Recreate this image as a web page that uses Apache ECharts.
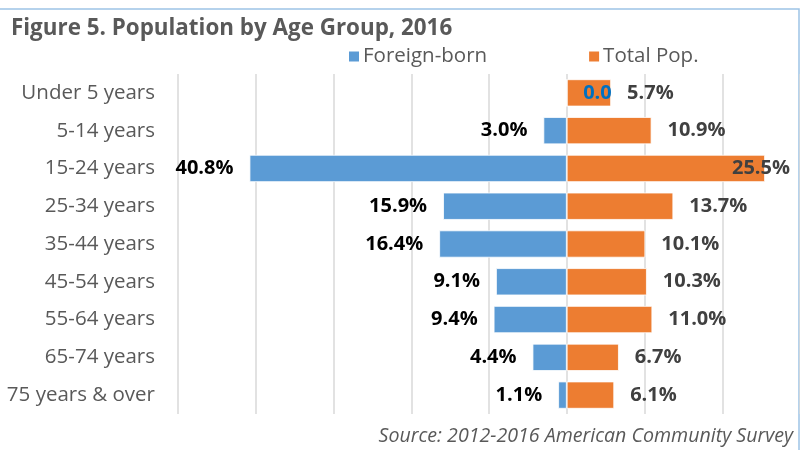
<!DOCTYPE html>
<html>
<head>
<meta charset="utf-8">
<script src="https://cdn.jsdelivr.net/npm/echarts@6/dist/echarts.min.js"></script>
<style>
  html, body { margin: 0; padding: 0; background: #fff; }
  #chart { width: 800px; height: 450px; }
</style>
</head>
<body>
<div id="chart"></div>
<script>
// Age groups, top to bottom
const ageGroups = ['Under 5 years', '5-14 years', '15-24 years', '25-34 years', '35-44 years',
  '45-54 years', '55-64 years', '65-74 years', '75 years & over'];

// Percent shares
const foreignBorn = [0.0, 3.0, 40.8, 15.9, 16.4, 9.1, 9.4, 4.4, 1.1];
const totalPop = [5.7, 10.9, 25.5, 13.7, 10.1, 10.3, 11.0, 6.7, 6.1];

const FONT = '"Open Sans", sans-serif';
const GREY = '#595959';
const BLUE = '#5b9bd5';
const ORANGE = '#ed7d31';

const chart = echarts.init(document.getElementById('chart'));

// Foreign-born bars go to the left, so plot them as negatives
const foreignData = foreignBorn.map(v => {
  const item = { value: -v };
  // the zero value gets its label on the right, in blue, like the original
  if (v === 0) {
    item.label = { position: 'right', color: '#0070c0', formatter: '0.0' };
  }
  return item;
});

const totalData = totalPop.map(v => {
  const item = { value: v };
  // the longest bar's label does not fit outside, pull it back in
  if (v === Math.max(...totalPop)) {
    item.label = { position: 'insideRight', offset: [41, 0] };
  }
  return item;
});

const option = {
  backgroundColor: '#fff',
  textStyle: { fontFamily: FONT },
  animation: false,

  title: {
    text: 'Figure 5. Population by Age Group, 2016',
    left: 6,
    top: 13,
    textStyle: { color: GREY, fontSize: 22.4, fontWeight: 'bold', fontFamily: FONT }
  },

  legend: {
    data: ['Foreign-born', 'Total Pop.'],
    left: 342,
    top: 41,
    itemWidth: 12,
    itemHeight: 12,
    itemGap: 100,
    icon: 'rect',
    textStyle: { color: GREY, fontSize: 20.5, fontFamily: FONT, padding: [0, 0, 0, -2] }
  },

  graphic: [
    {
      type: 'rect',
      shape: { x: -5, y: 9, width: 804, height: 460 },
      style: { fill: 'none', stroke: '#9dc3e6', lineWidth: 1.5 },
      silent: true
    },
    {
      type: 'text',
      right: 7,
      bottom: 4,
      style: {
        text: 'Source: 2012-2016 American Community Survey',
        fill: GREY,
        font: 'italic 19.6px ' + FONT
      }
    }
  ],

  grid: { left: 178, right: 0, top: 74, bottom: 36 },

  xAxis: {
    type: 'value',
    min: -50,
    max: 30,
    interval: 10,
    axisLabel: { show: false },
    axisLine: { show: false },
    axisTick: { show: false },
    splitLine: { lineStyle: { color: '#d9d9d9', width: 1.5 } }
  },

  yAxis: {
    type: 'category',
    data: ageGroups,
    inverse: true,
    axisLine: { show: false },
    axisTick: { show: false },
    axisLabel: { color: GREY, fontSize: 20.5, margin: 23, fontFamily: FONT }
  },

  series: [
    {
      name: 'Total Pop.',
      type: 'bar',
      data: totalData,
      barGap: '-100%',
      barCategoryGap: '28%',
      itemStyle: { color: ORANGE, borderColor: '#fff', borderWidth: 0.8 },
      label: {
        show: true,
        position: 'right',
        distance: 16,
        color: '#404040',
        fontSize: 20,
        fontWeight: 'bold',
        fontFamily: FONT,
        formatter: p => p.value.toFixed(1) + '%'
      }
    },
    {
      name: 'Foreign-born',
      type: 'bar',
      data: foreignData,
      barGap: '-100%',
      barCategoryGap: '28%',
      itemStyle: { color: BLUE, borderColor: '#fff', borderWidth: 0.8 },
      label: {
        show: true,
        position: 'left',
        distance: 16,
        color: '#000',
        fontSize: 20,
        fontWeight: 'bold',
        fontFamily: FONT,
        formatter: p => Math.abs(p.value).toFixed(1) + '%'
      }
    }
  ]
};

chart.setOption(option);
</script>
</body>
</html>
•••
Each line above is to be copied verbatim. Drop any image from the copy.

• **Correct result**:
Recreate this image as a web page that uses Apache ECharts.
<!DOCTYPE html>
<html>
<head>
<meta charset="utf-8">
<script src="https://cdn.jsdelivr.net/npm/echarts@6/dist/echarts.min.js"></script>
<style>
  html, body { margin: 0; padding: 0; background: #fff; }
  #chart { width: 800px; height: 450px; }
</style>
</head>
<body>
<div id="chart"></div>
<script>
// Age groups, top to bottom
const ageGroups = ['Under 5 years', '5-14 years', '15-24 years', '25-34 years', '35-44 years',
  '45-54 years', '55-64 years', '65-74 years', '75 years & over'];

// Percent shares
const foreignBorn = [0.0, 3.0, 40.8, 15.9, 16.4, 9.1, 9.4, 4.4, 1.1];
const totalPop = [5.7, 10.9, 25.5, 13.7, 10.1, 10.3, 11.0, 6.7, 6.1];

const FONT = '"Open Sans", sans-serif';
const GREY = '#595959';
const BLUE = '#5b9bd5';
const ORANGE = '#ed7d31';

const chart = echarts.init(document.getElementById('chart'));

// Foreign-born bars go to the left, so plot them as negatives
const foreignData = foreignBorn.map(v => {
  const item = { value: -v };
  // the zero value gets its label on the right, in blue, like the original
  if (v === 0) {
    item.label = { position: 'right', color: '#0070c0', formatter: '0.0' };
  }
  return item;
});

const totalData = totalPop.map(v => {
  const item = { value: v };
  // the longest bar's label does not fit outside, pull it back in
  if (v === Math.max(...totalPop)) {
    item.label = { position: 'insideRight', offset: [41, 0] };
  }
  return item;
});

const option = {
  backgroundColor: '#fff',
  textStyle: { fontFamily: FONT },
  animation: false,

  title: {
    text: 'Figure 5. Population by Age Group, 2016',
    left: 6,
    top: 13,
    textStyle: { color: GREY, fontSize: 22.4, fontWeight: 'bold', fontFamily: FONT }
  },

  legend: {
    data: ['Foreign-born', 'Total Pop.'],
    left: 342,
    top: 41,
    itemWidth: 12,
    itemHeight: 12,
    itemGap: 100,
    icon: 'rect',
    textStyle: { color: GREY, fontSize: 20.5, fontFamily: FONT, padding: [0, 0, 0, -2] }
  },

  graphic: [
    {
      type: 'rect',
      shape: { x: -5, y: 9, width: 804, height: 460 },
      style: { fill: 'none', stroke: '#9dc3e6', lineWidth: 1.5 },
      silent: true
    },
    {
      type: 'text',
      right: 7,
      bottom: 4,
      style: {
        text: 'Source: 2012-2016 American Community Survey',
        fill: GREY,
        font: 'italic 19.6px ' + FONT
      }
    }
  ],

  grid: { left: 178, right: 0, top: 74, bottom: 36 },

  xAxis: {
    type: 'value',
    min: -50,
    max: 30,
    interval: 10,
    axisLabel: { show: false },
    axisLine: { show: false },
    axisTick: { show: false },
    splitLine: { lineStyle: { color: '#d9d9d9', width: 1.5 } }
  },

  yAxis: {
    type: 'category',
    data: ageGroups,
    inverse: true,
    axisLine: { show: false },
    axisTick: { show: false },
    axisLabel: { color: GREY, fontSize: 20.5, margin: 23, fontFamily: FONT }
  },

  series: [
    {
      name: 'Total Pop.',
      type: 'bar',
      data: totalData,
      barGap: '-100%',
      barCategoryGap: '28%',
      itemStyle: { color: ORANGE, borderColor: '#fff', borderWidth: 0.8 },
      label: {
        show: true,
        position: 'right',
        distance: 16,
        color: '#404040',
        fontSize: 20,
        fontWeight: 'bold',
        fontFamily: FONT,
        formatter: p => p.value.toFixed(1) + '%'
      }
    },
    {
      name: 'Foreign-born',
      type: 'bar',
      data: foreignData,
      barGap: '-100%',
      barCategoryGap: '28%',
      itemStyle: { color: BLUE, borderColor: '#fff', borderWidth: 0.8 },
      label: {
        show: true,
        position: 'left',
        distance: 16,
        color: '#000',
        fontSize: 20,
        fontWeight: 'bold',
        fontFamily: FONT,
        formatter: p => Math.abs(p.value).toFixed(1) + '%'
      }
    }
  ]
};

chart.setOption(option);
</script>
</body>
</html>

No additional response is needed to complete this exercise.